The groups we identify with provide a sense of identity and belonging. Once we have identified our place in the group, we are motivated to enhance the status of this group. Patriotism is a form of identity.
Scientists explain that the instincts that drive patriotism can express humanity’s best and worst sides.
In an experiment, subjects consistently discriminated against those in other groups and acted in ways that benefited their own groups.
The feeling that the benefits of the group are beneficial to the individual is innate.
One common characteristic of a group is that emotions appear to be contagious. A shared emotional experience occurs when one person feels a similar emotion to another due to perceiving the other's state. Conversely, xenophobia can be attributed to a dissimilarity in perception that creates an empathy gap.

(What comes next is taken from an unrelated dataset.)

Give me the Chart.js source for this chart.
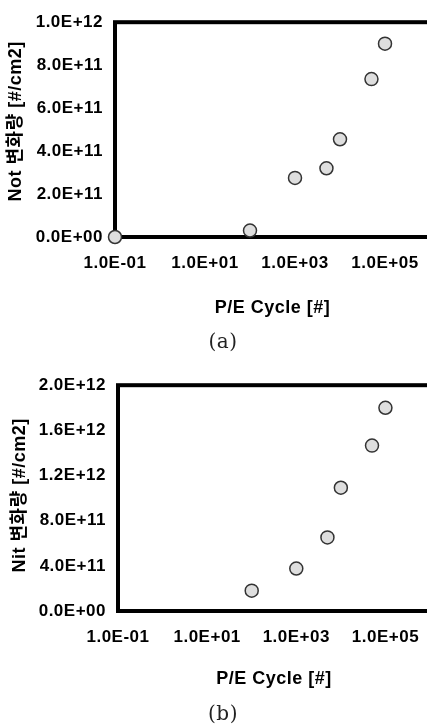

Very few people will go out of their way to try to harm an outgroup. However, if we perceive an outside group as an active threat, it is possible for ingroup love to change into outgroup hate.
A group has an existence that extends beyond the life of any of its individual members. A sense of weakness and anxiety lead us to depend on the group. Once you feel part of a group, you are less afraid.
There is a connection between the need for closure and group identification, including patriotism. When you are uncertain about yourself, you seek certainty, and that certainty is provided by the group ideology that tells you who you are. However, if you are successful as an individual, you feel less dependent on the group.